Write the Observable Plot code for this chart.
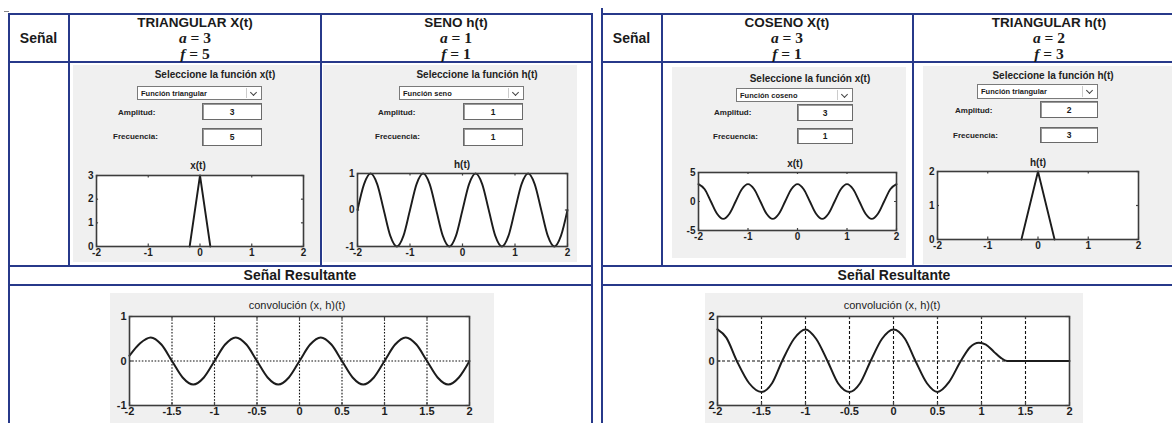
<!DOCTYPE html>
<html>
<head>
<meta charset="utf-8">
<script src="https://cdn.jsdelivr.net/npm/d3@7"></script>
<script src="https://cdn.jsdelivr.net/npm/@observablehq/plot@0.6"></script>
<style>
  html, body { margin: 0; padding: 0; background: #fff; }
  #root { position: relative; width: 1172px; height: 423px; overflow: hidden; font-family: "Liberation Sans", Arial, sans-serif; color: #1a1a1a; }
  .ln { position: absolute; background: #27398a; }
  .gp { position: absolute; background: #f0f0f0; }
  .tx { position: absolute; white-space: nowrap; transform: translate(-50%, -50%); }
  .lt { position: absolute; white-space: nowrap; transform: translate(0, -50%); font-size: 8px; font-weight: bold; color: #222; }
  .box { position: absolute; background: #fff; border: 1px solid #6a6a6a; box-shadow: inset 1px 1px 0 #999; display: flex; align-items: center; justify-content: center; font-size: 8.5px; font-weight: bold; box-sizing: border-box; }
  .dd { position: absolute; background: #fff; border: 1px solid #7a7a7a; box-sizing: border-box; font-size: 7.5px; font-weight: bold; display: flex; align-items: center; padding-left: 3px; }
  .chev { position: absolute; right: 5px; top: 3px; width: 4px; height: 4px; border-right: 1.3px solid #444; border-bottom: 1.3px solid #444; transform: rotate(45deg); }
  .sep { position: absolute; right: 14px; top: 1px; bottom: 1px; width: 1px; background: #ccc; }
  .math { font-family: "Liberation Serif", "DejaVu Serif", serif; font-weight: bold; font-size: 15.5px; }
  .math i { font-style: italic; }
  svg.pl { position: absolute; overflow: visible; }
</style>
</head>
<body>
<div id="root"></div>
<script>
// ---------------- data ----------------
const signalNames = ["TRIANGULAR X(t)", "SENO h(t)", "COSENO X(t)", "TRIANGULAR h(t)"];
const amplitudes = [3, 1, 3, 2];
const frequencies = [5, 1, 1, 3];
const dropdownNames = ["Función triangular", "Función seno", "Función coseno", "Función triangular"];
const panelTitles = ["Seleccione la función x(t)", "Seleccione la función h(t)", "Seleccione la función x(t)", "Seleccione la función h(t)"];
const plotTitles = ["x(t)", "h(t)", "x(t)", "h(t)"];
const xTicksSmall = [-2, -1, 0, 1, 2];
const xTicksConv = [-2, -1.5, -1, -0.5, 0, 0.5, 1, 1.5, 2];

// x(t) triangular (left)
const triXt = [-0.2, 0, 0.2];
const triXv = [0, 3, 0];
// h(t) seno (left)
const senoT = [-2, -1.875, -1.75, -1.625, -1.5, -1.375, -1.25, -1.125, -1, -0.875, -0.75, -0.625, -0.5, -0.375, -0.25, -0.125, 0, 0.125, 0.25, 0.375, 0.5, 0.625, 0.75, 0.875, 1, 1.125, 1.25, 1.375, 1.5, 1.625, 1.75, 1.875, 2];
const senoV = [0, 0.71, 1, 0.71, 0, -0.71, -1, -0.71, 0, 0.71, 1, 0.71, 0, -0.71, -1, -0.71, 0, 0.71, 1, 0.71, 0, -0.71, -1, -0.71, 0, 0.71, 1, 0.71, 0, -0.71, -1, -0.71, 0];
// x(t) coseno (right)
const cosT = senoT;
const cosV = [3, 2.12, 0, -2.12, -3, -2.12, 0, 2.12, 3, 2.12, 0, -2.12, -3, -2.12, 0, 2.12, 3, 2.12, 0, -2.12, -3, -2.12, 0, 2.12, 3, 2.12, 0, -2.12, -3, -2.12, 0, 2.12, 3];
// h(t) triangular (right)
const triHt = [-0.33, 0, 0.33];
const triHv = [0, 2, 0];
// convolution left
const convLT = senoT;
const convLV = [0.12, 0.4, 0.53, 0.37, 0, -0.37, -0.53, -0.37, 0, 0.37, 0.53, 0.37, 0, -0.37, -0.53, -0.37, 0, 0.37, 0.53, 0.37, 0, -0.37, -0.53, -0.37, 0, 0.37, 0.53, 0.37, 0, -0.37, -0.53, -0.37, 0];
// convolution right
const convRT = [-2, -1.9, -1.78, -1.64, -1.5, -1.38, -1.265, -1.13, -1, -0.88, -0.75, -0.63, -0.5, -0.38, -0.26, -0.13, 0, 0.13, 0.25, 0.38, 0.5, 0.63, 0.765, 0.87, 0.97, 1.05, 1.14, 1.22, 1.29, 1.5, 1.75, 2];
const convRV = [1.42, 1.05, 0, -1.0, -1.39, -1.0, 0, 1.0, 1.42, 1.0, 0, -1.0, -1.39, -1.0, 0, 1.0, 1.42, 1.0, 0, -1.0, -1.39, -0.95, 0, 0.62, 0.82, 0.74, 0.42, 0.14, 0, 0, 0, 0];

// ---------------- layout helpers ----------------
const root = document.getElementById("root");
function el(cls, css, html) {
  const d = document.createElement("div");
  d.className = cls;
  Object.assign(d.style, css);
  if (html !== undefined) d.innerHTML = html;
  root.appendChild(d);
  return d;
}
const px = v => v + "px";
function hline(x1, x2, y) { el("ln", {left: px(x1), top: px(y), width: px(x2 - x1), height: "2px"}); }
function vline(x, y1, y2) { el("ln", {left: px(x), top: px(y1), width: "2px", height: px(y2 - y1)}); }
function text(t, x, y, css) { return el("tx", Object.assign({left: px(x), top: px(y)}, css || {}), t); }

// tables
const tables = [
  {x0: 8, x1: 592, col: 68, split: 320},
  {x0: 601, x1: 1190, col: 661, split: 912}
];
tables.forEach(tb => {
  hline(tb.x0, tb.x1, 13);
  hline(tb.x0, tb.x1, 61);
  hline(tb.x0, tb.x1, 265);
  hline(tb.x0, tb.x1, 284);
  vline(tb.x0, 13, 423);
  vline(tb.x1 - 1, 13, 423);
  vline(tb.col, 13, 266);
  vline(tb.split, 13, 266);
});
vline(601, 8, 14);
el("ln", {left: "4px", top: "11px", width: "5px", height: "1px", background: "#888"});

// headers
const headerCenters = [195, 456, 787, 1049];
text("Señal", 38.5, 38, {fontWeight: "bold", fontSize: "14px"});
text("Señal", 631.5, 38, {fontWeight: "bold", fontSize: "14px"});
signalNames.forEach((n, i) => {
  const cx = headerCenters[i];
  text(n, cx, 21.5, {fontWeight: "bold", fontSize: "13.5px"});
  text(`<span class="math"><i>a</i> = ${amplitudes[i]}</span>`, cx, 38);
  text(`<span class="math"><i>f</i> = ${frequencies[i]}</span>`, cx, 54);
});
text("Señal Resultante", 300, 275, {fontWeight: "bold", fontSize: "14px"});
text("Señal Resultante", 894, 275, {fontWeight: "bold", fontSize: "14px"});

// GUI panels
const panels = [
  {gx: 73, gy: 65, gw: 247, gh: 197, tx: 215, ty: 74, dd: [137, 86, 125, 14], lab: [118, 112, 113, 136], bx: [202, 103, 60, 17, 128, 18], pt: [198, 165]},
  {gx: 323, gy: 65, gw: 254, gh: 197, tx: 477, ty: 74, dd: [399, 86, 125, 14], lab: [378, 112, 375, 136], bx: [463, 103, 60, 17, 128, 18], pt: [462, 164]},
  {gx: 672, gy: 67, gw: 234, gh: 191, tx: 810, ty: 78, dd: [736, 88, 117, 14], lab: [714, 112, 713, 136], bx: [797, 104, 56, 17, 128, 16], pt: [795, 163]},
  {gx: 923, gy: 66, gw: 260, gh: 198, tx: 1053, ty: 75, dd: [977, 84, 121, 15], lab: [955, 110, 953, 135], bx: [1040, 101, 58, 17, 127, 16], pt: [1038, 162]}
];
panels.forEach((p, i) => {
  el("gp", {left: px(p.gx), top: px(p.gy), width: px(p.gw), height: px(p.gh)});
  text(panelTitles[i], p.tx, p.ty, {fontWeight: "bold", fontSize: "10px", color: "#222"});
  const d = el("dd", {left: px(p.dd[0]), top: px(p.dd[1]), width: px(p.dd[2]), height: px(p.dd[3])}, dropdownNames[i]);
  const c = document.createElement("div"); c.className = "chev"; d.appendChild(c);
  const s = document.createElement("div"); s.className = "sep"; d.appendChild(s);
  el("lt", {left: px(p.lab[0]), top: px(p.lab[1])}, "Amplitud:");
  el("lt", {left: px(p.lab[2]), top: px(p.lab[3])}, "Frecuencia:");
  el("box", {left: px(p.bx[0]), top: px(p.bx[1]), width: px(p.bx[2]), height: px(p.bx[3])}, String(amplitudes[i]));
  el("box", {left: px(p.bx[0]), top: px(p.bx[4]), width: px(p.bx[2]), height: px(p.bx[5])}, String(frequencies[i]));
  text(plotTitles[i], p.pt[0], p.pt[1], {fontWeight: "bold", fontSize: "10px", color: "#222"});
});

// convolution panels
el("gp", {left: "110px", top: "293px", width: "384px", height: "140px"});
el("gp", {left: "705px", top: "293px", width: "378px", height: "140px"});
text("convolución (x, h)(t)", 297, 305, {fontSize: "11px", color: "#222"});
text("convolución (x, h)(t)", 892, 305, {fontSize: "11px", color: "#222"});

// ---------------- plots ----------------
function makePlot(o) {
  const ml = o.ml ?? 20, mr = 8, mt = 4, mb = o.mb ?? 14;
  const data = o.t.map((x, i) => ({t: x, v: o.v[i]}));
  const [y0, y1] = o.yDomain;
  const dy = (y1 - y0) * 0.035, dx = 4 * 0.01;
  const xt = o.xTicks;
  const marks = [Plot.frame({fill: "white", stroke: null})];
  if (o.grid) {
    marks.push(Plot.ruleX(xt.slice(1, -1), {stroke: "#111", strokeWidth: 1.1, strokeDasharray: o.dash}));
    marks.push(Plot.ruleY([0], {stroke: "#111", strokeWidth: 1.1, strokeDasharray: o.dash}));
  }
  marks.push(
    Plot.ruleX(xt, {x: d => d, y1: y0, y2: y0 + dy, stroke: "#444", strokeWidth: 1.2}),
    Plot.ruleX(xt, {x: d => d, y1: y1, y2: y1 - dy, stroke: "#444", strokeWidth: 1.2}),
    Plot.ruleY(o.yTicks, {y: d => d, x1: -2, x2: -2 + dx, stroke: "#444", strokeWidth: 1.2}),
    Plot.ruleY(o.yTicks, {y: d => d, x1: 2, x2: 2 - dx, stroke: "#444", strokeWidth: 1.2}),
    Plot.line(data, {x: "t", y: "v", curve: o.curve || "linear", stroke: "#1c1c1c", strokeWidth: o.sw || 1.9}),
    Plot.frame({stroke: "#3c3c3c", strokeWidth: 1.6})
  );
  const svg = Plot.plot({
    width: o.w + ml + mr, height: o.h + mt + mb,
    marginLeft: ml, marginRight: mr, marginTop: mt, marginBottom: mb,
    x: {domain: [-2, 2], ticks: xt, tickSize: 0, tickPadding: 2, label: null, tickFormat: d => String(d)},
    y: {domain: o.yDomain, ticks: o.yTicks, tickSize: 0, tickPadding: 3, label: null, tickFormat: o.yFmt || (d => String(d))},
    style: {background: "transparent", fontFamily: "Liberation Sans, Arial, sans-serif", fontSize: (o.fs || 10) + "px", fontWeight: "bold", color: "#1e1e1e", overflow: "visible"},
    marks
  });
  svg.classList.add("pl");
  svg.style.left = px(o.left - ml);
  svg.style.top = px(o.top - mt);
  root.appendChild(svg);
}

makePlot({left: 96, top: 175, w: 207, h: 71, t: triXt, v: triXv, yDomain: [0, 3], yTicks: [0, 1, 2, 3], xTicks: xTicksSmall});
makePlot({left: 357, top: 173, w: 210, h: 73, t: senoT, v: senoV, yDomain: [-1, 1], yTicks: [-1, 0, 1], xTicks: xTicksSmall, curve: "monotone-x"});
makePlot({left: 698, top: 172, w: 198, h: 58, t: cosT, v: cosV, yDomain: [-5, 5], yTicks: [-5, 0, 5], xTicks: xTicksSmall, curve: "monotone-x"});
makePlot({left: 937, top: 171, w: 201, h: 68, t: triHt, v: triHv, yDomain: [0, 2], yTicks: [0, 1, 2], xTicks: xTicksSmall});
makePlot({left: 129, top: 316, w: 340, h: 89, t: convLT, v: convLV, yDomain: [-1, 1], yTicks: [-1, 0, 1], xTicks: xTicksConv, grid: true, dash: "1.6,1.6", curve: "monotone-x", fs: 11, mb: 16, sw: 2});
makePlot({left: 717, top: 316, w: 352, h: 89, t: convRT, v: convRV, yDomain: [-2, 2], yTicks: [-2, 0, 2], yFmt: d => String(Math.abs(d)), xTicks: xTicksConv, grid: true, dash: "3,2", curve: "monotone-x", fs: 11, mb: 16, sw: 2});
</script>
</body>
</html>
──────
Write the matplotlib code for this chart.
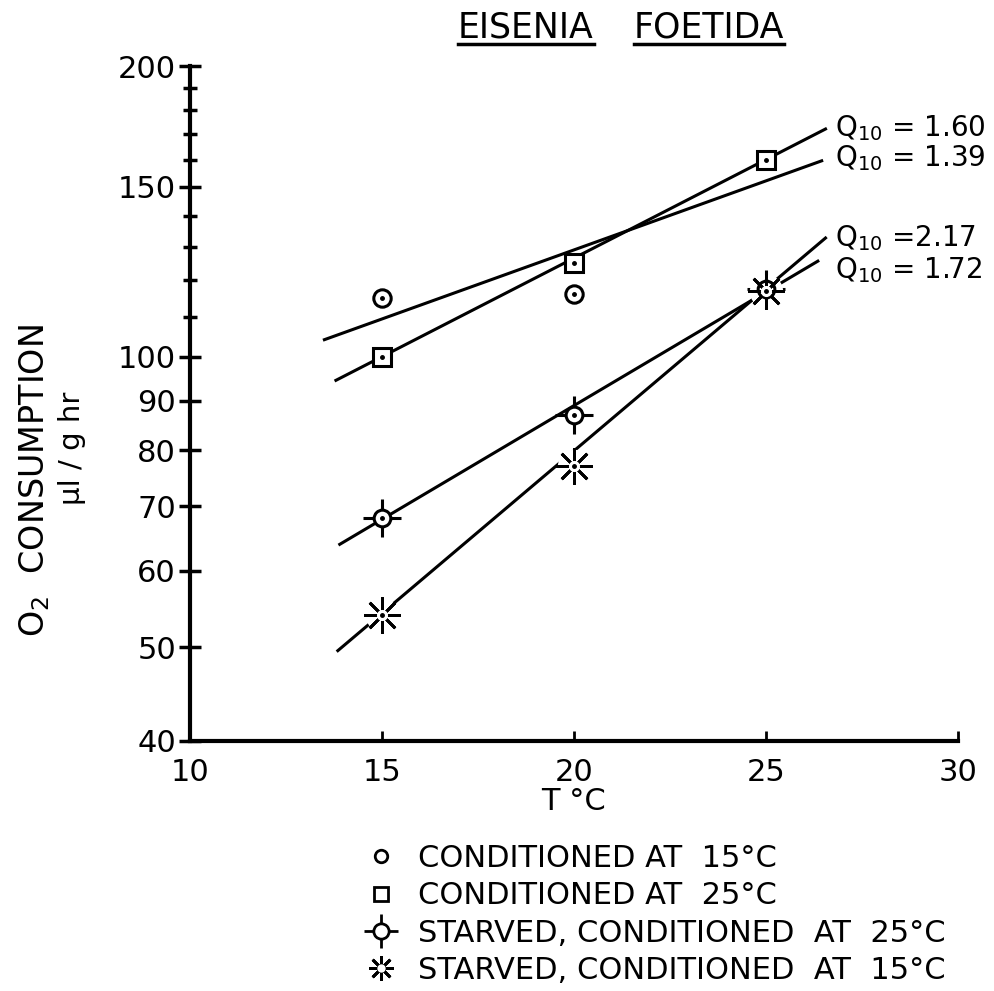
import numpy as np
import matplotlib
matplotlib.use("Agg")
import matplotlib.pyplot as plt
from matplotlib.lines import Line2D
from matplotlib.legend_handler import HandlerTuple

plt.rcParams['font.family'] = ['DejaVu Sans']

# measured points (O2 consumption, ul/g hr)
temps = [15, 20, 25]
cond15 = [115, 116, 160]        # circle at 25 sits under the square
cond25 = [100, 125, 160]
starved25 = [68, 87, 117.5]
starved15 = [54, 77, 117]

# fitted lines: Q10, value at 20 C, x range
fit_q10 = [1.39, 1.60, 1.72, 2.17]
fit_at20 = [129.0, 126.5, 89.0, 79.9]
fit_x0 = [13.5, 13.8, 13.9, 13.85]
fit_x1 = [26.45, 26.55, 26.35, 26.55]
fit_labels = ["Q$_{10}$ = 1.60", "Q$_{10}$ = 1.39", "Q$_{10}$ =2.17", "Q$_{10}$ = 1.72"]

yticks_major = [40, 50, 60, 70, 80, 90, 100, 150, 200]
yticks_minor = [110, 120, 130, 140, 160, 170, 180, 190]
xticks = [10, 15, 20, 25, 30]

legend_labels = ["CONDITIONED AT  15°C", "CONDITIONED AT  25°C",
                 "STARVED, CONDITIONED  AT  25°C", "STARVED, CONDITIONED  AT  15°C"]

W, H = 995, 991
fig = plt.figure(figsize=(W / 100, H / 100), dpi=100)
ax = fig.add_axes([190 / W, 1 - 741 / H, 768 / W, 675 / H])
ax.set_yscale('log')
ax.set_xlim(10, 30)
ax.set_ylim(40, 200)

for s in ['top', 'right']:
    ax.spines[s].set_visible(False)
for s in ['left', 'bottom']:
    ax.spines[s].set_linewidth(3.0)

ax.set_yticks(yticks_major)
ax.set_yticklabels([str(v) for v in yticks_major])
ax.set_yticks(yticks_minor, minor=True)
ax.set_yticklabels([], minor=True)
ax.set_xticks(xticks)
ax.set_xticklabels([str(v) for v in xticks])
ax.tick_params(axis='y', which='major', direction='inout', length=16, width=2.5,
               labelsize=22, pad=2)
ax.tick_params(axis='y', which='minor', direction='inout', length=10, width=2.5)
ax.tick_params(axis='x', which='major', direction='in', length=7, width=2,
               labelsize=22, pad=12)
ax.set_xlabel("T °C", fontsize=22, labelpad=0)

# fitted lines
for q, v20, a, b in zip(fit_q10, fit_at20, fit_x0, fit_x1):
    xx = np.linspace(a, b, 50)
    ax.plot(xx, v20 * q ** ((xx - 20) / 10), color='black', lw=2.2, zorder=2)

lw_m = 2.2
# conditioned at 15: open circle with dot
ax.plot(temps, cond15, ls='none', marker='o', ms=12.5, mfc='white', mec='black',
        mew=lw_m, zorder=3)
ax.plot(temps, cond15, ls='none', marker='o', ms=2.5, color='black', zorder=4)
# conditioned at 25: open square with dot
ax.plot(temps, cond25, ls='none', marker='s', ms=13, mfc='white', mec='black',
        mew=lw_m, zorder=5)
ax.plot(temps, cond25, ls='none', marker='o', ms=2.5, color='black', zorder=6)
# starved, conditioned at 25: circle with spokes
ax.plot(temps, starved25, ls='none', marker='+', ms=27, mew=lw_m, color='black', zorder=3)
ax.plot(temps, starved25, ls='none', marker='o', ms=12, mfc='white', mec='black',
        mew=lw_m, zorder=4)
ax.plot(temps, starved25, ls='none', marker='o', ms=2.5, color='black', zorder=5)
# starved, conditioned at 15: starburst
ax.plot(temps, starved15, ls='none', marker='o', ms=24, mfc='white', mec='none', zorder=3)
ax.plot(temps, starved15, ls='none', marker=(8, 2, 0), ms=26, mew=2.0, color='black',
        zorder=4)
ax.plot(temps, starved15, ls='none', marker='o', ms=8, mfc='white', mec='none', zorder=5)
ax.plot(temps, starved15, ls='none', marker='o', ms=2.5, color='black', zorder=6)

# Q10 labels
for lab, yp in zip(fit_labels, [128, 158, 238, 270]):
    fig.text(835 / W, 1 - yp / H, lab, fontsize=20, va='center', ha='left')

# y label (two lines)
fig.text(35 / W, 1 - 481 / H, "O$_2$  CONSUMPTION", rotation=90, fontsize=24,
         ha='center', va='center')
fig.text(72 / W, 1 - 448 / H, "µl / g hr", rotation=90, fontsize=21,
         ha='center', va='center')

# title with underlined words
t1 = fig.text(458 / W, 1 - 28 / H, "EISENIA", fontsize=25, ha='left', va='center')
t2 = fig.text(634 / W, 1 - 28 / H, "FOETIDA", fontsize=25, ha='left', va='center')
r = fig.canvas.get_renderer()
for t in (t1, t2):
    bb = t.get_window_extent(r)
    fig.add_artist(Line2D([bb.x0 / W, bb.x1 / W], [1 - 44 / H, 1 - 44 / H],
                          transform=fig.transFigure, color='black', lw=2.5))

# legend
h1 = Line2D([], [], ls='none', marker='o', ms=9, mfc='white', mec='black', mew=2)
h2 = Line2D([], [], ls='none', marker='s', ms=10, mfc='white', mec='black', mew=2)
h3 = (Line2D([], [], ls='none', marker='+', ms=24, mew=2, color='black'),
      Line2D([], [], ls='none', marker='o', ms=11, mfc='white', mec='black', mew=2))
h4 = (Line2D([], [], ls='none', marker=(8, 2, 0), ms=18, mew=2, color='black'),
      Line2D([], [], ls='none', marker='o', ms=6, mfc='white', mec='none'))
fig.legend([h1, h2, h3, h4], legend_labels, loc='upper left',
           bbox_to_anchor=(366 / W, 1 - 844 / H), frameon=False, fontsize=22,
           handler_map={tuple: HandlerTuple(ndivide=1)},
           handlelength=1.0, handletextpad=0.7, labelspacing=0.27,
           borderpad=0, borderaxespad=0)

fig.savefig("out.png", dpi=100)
──────
• **Task**
Leave the pictures out, then copy word for word only the lines from the one containing "Write the matplotlib code for this chart." through the one containing "starved15 = [54, 77, 117]", both included.

• **Reply to the exercise**
Write the matplotlib code for this chart.
import numpy as np
import matplotlib
matplotlib.use("Agg")
import matplotlib.pyplot as plt
from matplotlib.lines import Line2D
from matplotlib.legend_handler import HandlerTuple

plt.rcParams['font.family'] = ['DejaVu Sans']

# measured points (O2 consumption, ul/g hr)
temps = [15, 20, 25]
cond15 = [115, 116, 160]        # circle at 25 sits under the square
cond25 = [100, 125, 160]
starved25 = [68, 87, 117.5]
starved15 = [54, 77, 117]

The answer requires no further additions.